> Supplied material:
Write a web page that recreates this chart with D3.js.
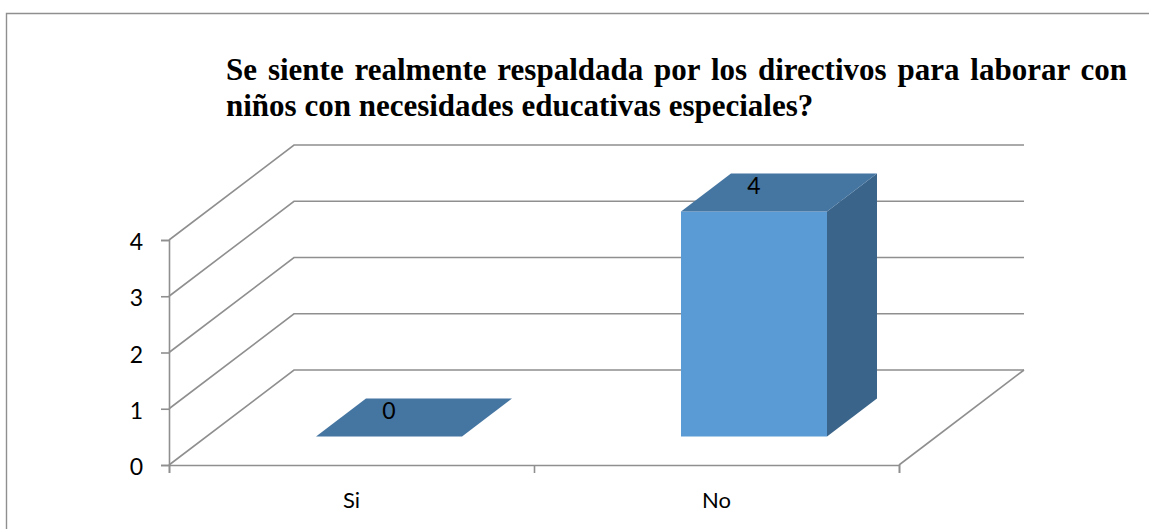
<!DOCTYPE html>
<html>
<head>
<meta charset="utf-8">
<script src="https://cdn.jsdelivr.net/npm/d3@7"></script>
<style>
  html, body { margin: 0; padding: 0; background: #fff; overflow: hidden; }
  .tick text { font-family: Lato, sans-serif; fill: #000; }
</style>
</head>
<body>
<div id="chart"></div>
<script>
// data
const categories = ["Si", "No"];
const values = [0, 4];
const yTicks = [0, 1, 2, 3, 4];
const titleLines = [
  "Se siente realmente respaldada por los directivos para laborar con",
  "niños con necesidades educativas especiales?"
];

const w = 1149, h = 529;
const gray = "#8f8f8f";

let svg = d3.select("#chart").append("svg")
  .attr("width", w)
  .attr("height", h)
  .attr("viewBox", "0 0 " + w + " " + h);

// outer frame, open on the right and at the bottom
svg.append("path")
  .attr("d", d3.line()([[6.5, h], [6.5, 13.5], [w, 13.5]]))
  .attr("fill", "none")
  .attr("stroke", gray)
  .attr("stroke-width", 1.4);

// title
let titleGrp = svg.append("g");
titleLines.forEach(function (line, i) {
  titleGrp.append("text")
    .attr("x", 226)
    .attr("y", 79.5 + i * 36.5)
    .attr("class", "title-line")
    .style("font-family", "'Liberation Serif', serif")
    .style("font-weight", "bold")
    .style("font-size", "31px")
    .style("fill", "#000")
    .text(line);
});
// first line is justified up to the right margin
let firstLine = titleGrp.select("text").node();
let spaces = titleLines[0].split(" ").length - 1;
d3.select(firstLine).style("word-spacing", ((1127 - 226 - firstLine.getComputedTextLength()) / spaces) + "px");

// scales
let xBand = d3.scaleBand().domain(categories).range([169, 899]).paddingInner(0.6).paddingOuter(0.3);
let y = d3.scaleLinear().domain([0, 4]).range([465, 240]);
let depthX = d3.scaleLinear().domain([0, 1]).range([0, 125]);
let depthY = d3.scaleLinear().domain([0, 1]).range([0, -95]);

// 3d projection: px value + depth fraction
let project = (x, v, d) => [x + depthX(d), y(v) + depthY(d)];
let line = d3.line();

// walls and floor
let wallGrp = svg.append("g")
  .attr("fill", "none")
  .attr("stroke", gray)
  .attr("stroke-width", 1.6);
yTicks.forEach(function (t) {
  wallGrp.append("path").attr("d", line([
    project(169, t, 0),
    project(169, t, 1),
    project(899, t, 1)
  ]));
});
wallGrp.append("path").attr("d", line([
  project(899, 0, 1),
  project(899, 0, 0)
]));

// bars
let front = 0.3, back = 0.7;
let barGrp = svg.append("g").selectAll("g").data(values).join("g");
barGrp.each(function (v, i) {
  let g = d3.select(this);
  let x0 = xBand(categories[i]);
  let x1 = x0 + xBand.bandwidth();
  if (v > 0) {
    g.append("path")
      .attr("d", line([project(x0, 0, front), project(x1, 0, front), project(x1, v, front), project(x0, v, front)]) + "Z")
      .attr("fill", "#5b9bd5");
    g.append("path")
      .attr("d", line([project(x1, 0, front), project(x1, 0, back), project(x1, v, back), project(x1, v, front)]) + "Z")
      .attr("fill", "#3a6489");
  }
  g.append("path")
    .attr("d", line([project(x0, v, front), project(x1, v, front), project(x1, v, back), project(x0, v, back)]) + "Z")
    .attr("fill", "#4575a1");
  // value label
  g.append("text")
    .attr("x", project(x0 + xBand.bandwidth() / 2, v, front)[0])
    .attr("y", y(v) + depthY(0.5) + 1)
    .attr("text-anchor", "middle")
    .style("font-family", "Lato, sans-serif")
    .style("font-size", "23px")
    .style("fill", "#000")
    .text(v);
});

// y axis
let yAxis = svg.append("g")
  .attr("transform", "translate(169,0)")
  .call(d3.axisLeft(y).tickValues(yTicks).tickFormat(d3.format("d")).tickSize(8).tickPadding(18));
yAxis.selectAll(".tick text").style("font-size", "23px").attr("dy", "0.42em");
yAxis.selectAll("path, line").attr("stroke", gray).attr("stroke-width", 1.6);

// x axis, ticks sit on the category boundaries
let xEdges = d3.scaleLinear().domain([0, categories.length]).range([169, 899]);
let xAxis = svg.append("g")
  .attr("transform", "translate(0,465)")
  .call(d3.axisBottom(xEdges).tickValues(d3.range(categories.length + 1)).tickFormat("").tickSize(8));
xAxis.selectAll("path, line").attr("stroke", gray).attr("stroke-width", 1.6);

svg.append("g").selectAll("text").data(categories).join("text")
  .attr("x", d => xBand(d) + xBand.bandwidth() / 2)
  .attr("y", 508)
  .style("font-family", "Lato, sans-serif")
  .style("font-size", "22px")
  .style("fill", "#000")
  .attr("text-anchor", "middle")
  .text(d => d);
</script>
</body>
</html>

> Exercise objective: Give every line back word for word and leave the pictures out.

> Solution to the problem:
Write a web page that recreates this chart with D3.js.
<!DOCTYPE html>
<html>
<head>
<meta charset="utf-8">
<script src="https://cdn.jsdelivr.net/npm/d3@7"></script>
<style>
  html, body { margin: 0; padding: 0; background: #fff; overflow: hidden; }
  .tick text { font-family: Lato, sans-serif; fill: #000; }
</style>
</head>
<body>
<div id="chart"></div>
<script>
// data
const categories = ["Si", "No"];
const values = [0, 4];
const yTicks = [0, 1, 2, 3, 4];
const titleLines = [
  "Se siente realmente respaldada por los directivos para laborar con",
  "niños con necesidades educativas especiales?"
];

const w = 1149, h = 529;
const gray = "#8f8f8f";

let svg = d3.select("#chart").append("svg")
  .attr("width", w)
  .attr("height", h)
  .attr("viewBox", "0 0 " + w + " " + h);

// outer frame, open on the right and at the bottom
svg.append("path")
  .attr("d", d3.line()([[6.5, h], [6.5, 13.5], [w, 13.5]]))
  .attr("fill", "none")
  .attr("stroke", gray)
  .attr("stroke-width", 1.4);

// title
let titleGrp = svg.append("g");
titleLines.forEach(function (line, i) {
  titleGrp.append("text")
    .attr("x", 226)
    .attr("y", 79.5 + i * 36.5)
    .attr("class", "title-line")
    .style("font-family", "'Liberation Serif', serif")
    .style("font-weight", "bold")
    .style("font-size", "31px")
    .style("fill", "#000")
    .text(line);
});
// first line is justified up to the right margin
let firstLine = titleGrp.select("text").node();
let spaces = titleLines[0].split(" ").length - 1;
d3.select(firstLine).style("word-spacing", ((1127 - 226 - firstLine.getComputedTextLength()) / spaces) + "px");

// scales
let xBand = d3.scaleBand().domain(categories).range([169, 899]).paddingInner(0.6).paddingOuter(0.3);
let y = d3.scaleLinear().domain([0, 4]).range([465, 240]);
let depthX = d3.scaleLinear().domain([0, 1]).range([0, 125]);
let depthY = d3.scaleLinear().domain([0, 1]).range([0, -95]);

// 3d projection: px value + depth fraction
let project = (x, v, d) => [x + depthX(d), y(v) + depthY(d)];
let line = d3.line();

// walls and floor
let wallGrp = svg.append("g")
  .attr("fill", "none")
  .attr("stroke", gray)
  .attr("stroke-width", 1.6);
yTicks.forEach(function (t) {
  wallGrp.append("path").attr("d", line([
    project(169, t, 0),
    project(169, t, 1),
    project(899, t, 1)
  ]));
});
wallGrp.append("path").attr("d", line([
  project(899, 0, 1),
  project(899, 0, 0)
]));

// bars
let front = 0.3, back = 0.7;
let barGrp = svg.append("g").selectAll("g").data(values).join("g");
barGrp.each(function (v, i) {
  let g = d3.select(this);
  let x0 = xBand(categories[i]);
  let x1 = x0 + xBand.bandwidth();
  if (v > 0) {
    g.append("path")
      .attr("d", line([project(x0, 0, front), project(x1, 0, front), project(x1, v, front), project(x0, v, front)]) + "Z")
      .attr("fill", "#5b9bd5");
    g.append("path")
      .attr("d", line([project(x1, 0, front), project(x1, 0, back), project(x1, v, back), project(x1, v, front)]) + "Z")
      .attr("fill", "#3a6489");
  }
  g.append("path")
    .attr("d", line([project(x0, v, front), project(x1, v, front), project(x1, v, back), project(x0, v, back)]) + "Z")
    .attr("fill", "#4575a1");
  // value label
  g.append("text")
    .attr("x", project(x0 + xBand.bandwidth() / 2, v, front)[0])
    .attr("y", y(v) + depthY(0.5) + 1)
    .attr("text-anchor", "middle")
    .style("font-family", "Lato, sans-serif")
    .style("font-size", "23px")
    .style("fill", "#000")
    .text(v);
});

// y axis
let yAxis = svg.append("g")
  .attr("transform", "translate(169,0)")
  .call(d3.axisLeft(y).tickValues(yTicks).tickFormat(d3.format("d")).tickSize(8).tickPadding(18));
yAxis.selectAll(".tick text").style("font-size", "23px").attr("dy", "0.42em");
yAxis.selectAll("path, line").attr("stroke", gray).attr("stroke-width", 1.6);

// x axis, ticks sit on the category boundaries
let xEdges = d3.scaleLinear().domain([0, categories.length]).range([169, 899]);
let xAxis = svg.append("g")
  .attr("transform", "translate(0,465)")
  .call(d3.axisBottom(xEdges).tickValues(d3.range(categories.length + 1)).tickFormat("").tickSize(8));
xAxis.selectAll("path, line").attr("stroke", gray).attr("stroke-width", 1.6);

svg.append("g").selectAll("text").data(categories).join("text")
  .attr("x", d => xBand(d) + xBand.bandwidth() / 2)
  .attr("y", 508)
  .style("font-family", "Lato, sans-serif")
  .style("font-size", "22px")
  .style("fill", "#000")
  .attr("text-anchor", "middle")
  .text(d => d);
</script>
</body>
</html>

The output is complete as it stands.